The dining/living room had seemed so dark, we thought we might need a skylight. Not after redoing the floor. The corner windows in the living room and the picture window in the dining room provided lots of light. Then, our painter went in and it took him more than three weeks to clean, patch and paint every wall in the place.

Seven weeks after we bought it, we moved into a clean, freshly painted house that served our needs, but we knew some day we’d have to fix the mistakes that had been made in previous attempts to “update” the place.

The original house was built in 1946 on a lot that is 67.5 feet wide by 125 feet deep. An addition built in 1991 took off the back end of the house, adding a family room, three steps down from the kitchen, an adjoining master bedroom and ensuite. The extension was built over a crawlspace.

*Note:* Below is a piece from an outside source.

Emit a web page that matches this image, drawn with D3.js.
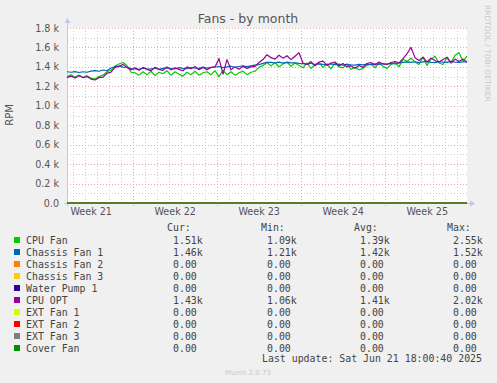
<!DOCTYPE html>
<html>
<head>
<meta charset="utf-8">
<script src="https://cdn.jsdelivr.net/npm/d3@7"></script>
<style>
  html, body { margin: 0; padding: 0; background: #F0F0F0; }
  svg { display: block; }
</style>
</head>
<body>
<svg id="chart" width="497" height="383"></svg>
<script>
// ---------- DATA ----------
// samples every 8 hours (101 points across the month window)
const cpuFan = [
  1300,1320,1295,1315,1290,1310,1285,1275,1300,
  1315,1350,1365,1410,
  1430,1445,1415,1345,
  1340,1315,1350,1320,1355,1310,1345,1330,1360,1315,1350,1325,1305,1345,1320,1355,1315,1340,1350,1320,
  1360,1300,1365,1320,1350,1315,1340,1355,1320,1345,
  1355,1395,1415,1445,
  1410,1445,1400,1430,1450,1405,1440,1415,
  1390,1440,1385,1425,1445,1395,1430,1380,1440,1400,1390,1430,
  1375,1395,1370,1385,
  1415,1430,1390,1440,1405,1385,1425,1445,1400,
  1480,1455,1490,1450,
  1425,1500,1415,1480,1510,1440,1425,1495,1445,1520,1545,1460,1510
];
const chassisFan1 = [
  1350,1345,1352,1342,1350,1345,1357,1362,1355,1368,1360,1388,1402,
  1408,1398,1395,1382,
  1380,1375,1386,1380,1378,1388,1376,1384,1390,1383,1378,1392,1385,1382,1394,1386,1384,1397,1388,1394,
  1399,1404,1393,1401,1407,1396,1404,1410,1403,1411,
  1418,1424,1436,1446,
  1447,1440,1449,1438,1446,1441,1442,1436,
  1434,1426,1437,1423,1431,1426,1424,1431,1423,1429,1418,1426,1421,1419,1426,1420,1429,1423,1431,1426,1434,1429,1437,1431,1440,
  1446,1452,1446,1453,1444,1451,1456,1446,1444,1453,1449,1446,1456,1449,1447,1453,1450
];
const cpuOpt = [
  1290,1305,1285,1310,1290,1300,1275,1265,1290,
  1295,1335,1345,1395,
  1405,1425,1395,1370,
  1390,1365,1395,1375,1360,1395,1375,1365,1400,1370,1390,1375,1360,1400,1380,1405,1370,1395,1370,1395,
  1400,1485,1325,1475,1370,
  1400,1375,1405,1385,1400,
  1405,1445,1475,1525,
  1495,1480,1520,1490,1515,1475,1510,1545,
  1440,1425,1455,1410,1450,1460,1415,1440,1450,1410,1435,1400,
  1410,1385,1415,1395,
  1435,1445,1420,1450,1430,1425,1445,1455,1440,
  1485,1535,1600,1495,
  1465,1500,1450,1490,1465,1450,1475,1500,1440,1480,1455,1480,1450
];
// constant-zero series: value at window start and window end
const chassisFan2 = [0, 0];
const chassisFan3 = [0, 0];
const waterPump1 = [0, 0];
const extFan1 = [0, 0];
const extFan2 = [0, 0];
const extFan3 = [0, 0];
const coverFan = [0, 0];

const seriesNames = ["CPU Fan","Chassis Fan 1","Chassis Fan 2","Chassis Fan 3","Water Pump 1","CPU OPT","EXT Fan 1","EXT Fan 2","EXT Fan 3","Cover Fan"];
const seriesColors = ["#00CC00","#0066B3","#FF8000","#FFCC00","#330099","#990099","#CCFF00","#FF0000","#808080","#008F00"];
const seriesValues = [cpuFan, chassisFan1, chassisFan2, chassisFan3, waterPump1, cpuOpt, extFan1, extFan2, extFan3, coverFan];

const curVals = ["1.51k","1.46k","0.00","0.00","0.00","1.43k","0.00","0.00","0.00","0.00"];
const minVals = ["1.09k","1.21k","0.00","0.00","0.00","1.06k","0.00","0.00","0.00","0.00"];
const avgVals = ["1.39k","1.42k","0.00","0.00","0.00","1.41k","0.00","0.00","0.00","0.00"];
const maxVals = ["2.55k","1.52k","0.00","0.00","0.00","2.02k","0.00","0.00","0.00","0.00"];

const yTicks = [0,200,400,600,800,1000,1200,1400,1600,1800];
const yTickLabels = ["0.0","0.2 k","0.4 k","0.6 k","0.8 k","1.0 k","1.2 k","1.4 k","1.6 k","1.8 k"];
const weekStartDays = [5.475, 12.475, 19.475, 26.475];   // week boundaries (days from window start)
const weekLabelDays = [1.975, 8.975, 15.975, 22.975, 29.975];
const weekLabels = ["Week 21","Week 22","Week 23","Week 24","Week 25"];
const windowDays = 33.333;
const sampleDaysSpan = 33.333;

// ---------- CHART ----------
const svg = d3.select("#chart");
const L = 67, R = 467, T = 28, B = 203;
const x = d3.scaleLinear().domain([0, windowDays]).range([L, R]);
const y = d3.scaleLinear().domain([0, 1800]).range([B, T]);

svg.append("rect").attr("x",0).attr("y",0).attr("width",497).attr("height",383).attr("fill","#F0F0F0");
svg.append("rect").attr("x",L).attr("y",T).attr("width",R-L).attr("height",B-T).attr("fill","#FFFFFF");

const grid = svg.append("g");
// minor horizontal
const minorY = d3.range(100, 1800, 200);
grid.selectAll(".mh").data(minorY).enter().append("line")
  .attr("x1", L).attr("x2", R)
  .attr("y1", d => Math.round(y(d)) + 0.5).attr("y2", d => Math.round(y(d)) + 0.5)
  .attr("stroke", "#CFCFCF").attr("stroke-dasharray", "1,2");
// minor vertical (daily)
const minorX = d3.range(0.475, windowDays, 1).filter(d => !weekStartDays.some(w => Math.abs(w - d) < 0.01));
grid.selectAll(".mv").data(minorX).enter().append("line")
  .attr("y1", T).attr("y2", B)
  .attr("x1", d => Math.round(x(d)) + 0.5).attr("x2", d => Math.round(x(d)) + 0.5)
  .attr("stroke", "#CFCFCF").attr("stroke-dasharray", "1,2");
// major horizontal
grid.selectAll(".Mh").data(yTicks.slice(1)).enter().append("line")
  .attr("x1", L).attr("x2", R)
  .attr("y1", d => Math.round(y(d)) + 0.5).attr("y2", d => Math.round(y(d)) + 0.5)
  .attr("stroke", "#EBA5A5").attr("stroke-dasharray", "1,2");
// major vertical
grid.selectAll(".Mv").data(weekStartDays).enter().append("line")
  .attr("y1", T).attr("y2", B + 3)
  .attr("x1", d => Math.round(x(d)) + 0.5).attr("x2", d => Math.round(x(d)) + 0.5)
  .attr("stroke", "#EBA5A5").attr("stroke-dasharray", "1,2");

// axes lines + arrows
const axisCol = "#C4C4F0";
svg.append("line").attr("x1", L+0.5).attr("x2", L+0.5).attr("y1", B+3).attr("y2", T-6).attr("stroke", axisCol);
svg.append("line").attr("x1", L-3).attr("x2", R+3).attr("y1", B+0.5).attr("y2", B+0.5).attr("stroke", axisCol);
svg.append("path").attr("d", `M${L-2.5},${T-5} L${L+3.5},${T-5} L${L+0.5},${T-10} Z`).attr("fill", axisCol);
svg.append("path").attr("d", `M${R+3},${B-2.5} L${R+3},${B+3.5} L${R+8},${B+0.5} Z`).attr("fill", axisCol);

// Y axis labels via d3 axis
const yAxis = d3.axisLeft(y).tickValues(yTicks).tickFormat((d,i) => yTickLabels[i]).tickSize(0).tickPadding(8);
const gy = svg.append("g").attr("transform", `translate(${L},0)`).call(yAxis);
gy.select(".domain").remove();
gy.selectAll("text").attr("font-family", "DejaVu Sans").attr("font-size", "9.6px").attr("fill", "#555");

// X axis labels
const xAxis = d3.axisBottom(x).tickValues(weekLabelDays).tickFormat((d,i) => weekLabels[i]).tickSize(0).tickPadding(5);
const gx = svg.append("g").attr("transform", `translate(0,${B})`).call(xAxis);
gx.select(".domain").remove();
gx.selectAll("text").attr("font-family", "DejaVu Sans").attr("font-size", "9.6px").attr("fill", "#555");

// lines
const line = d3.line()
  .x(d => x(d[0]))
  .y(d => y(d[1]));
seriesValues.forEach((vals, si) => {
  const n = vals.length;
  const pts = vals.map((v, i) => [i * sampleDaysSpan / (n - 1), v]);
  svg.append("path").datum(pts)
    .attr("d", line)
    .attr("fill", "none")
    .attr("stroke", seriesColors[si])
    .attr("stroke-width", 1.2)
    .attr("stroke-linejoin", "round");
});

// title
svg.append("text").attr("x", 248).attr("y", 23).attr("text-anchor", "middle")
  .attr("font-family", "DejaVu Sans").attr("font-size", "12.5px").attr("fill", "#555")
  .text("Fans - by month");

// y label
svg.append("text").attr("transform", "translate(13,115) rotate(-90)").attr("text-anchor", "middle")
  .attr("font-family", "DejaVu Sans").attr("font-size", "10px").attr("fill", "#555")
  .text("RPM");

// watermark
svg.append("text").attr("transform", "translate(485,5) rotate(90)").attr("text-anchor", "start")
  .attr("font-family", "DejaVu Sans").attr("font-size", "7.5px").attr("fill", "#C8C8C8")
  .text("RRDTOOL / TOBI OETIKER");

// legend
const mono = "DejaVu Sans Mono";
const lg = svg.append("g").attr("font-family", mono).attr("font-size", "9.9px").attr("fill", "#444");
const hdrY = 230.5;
[["Cur:",167],["Min:",261],["Avg:",354],["Max:",447]].forEach(h => {
  lg.append("text").attr("x", h[1]).attr("y", hdrY).text(h[0]);
});
seriesNames.forEach((name, i) => {
  const cy = 240 + i * 12;
  lg.append("rect").attr("x", 14).attr("y", cy - 3).attr("width", 6).attr("height", 6).attr("fill", seriesColors[i]);
  lg.append("text").attr("x", 26).attr("y", cy + 3.5).text(name);
  lg.append("text").attr("x", 173).attr("y", cy + 3.5).text(curVals[i]);
  lg.append("text").attr("x", 267).attr("y", cy + 3.5).text(minVals[i]);
  lg.append("text").attr("x", 360).attr("y", cy + 3.5).text(avgVals[i]);
  lg.append("text").attr("x", 453).attr("y", cy + 3.5).text(maxVals[i]);
});
lg.append("text").attr("x", 262).attr("y", 361.5).text("Last update: Sat Jun 21 18:00:40 2025");

svg.append("text").attr("x", 248).attr("y", 375).attr("text-anchor", "middle")
  .attr("font-family", "DejaVu Sans").attr("font-size", "7px").attr("fill", "#C8C8C8")
  .text("Munin 2.0.73");
</script>
</body>
</html>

At some point in the late 1990s, the basement had also had a makeover, adding a bathroom and two bedrooms. This was all done, apparently, without a permit. That’s what the Oak Bay building inspector told me when he came to look at the house after we submitted our renovation plans to the municipality.

“No kidding,” I said. “When you look at what they did, you’ll see why.” The pipes in the bathroom hang down from the ceiling. Anyone taller than five-foot-nine would hit their head if they didn’t duck. The windows in the bedrooms were much smaller than required by the building code. The venting for the dryer takes a circuitous route around two walls to get to the outdoors. The updated electrical panel was hidden in the back of a closet under two hinged pieces of wood.

After six years, we decided we had had enough of living with windows often wet with condensation, heavy sliding doors that leaked, a harvest gold stove that didn’t always work properly, an awkward fridge that also didn’t work well and a front door that’s almost impossible to unlock from the outdoors — judging by the damage to the frame, the teenage boys must have taken to kicking it in when they forgot their keys.

We talked to a designer about making our home live up to the potential Brad always knew it had. Just the talking and planning would take a full year.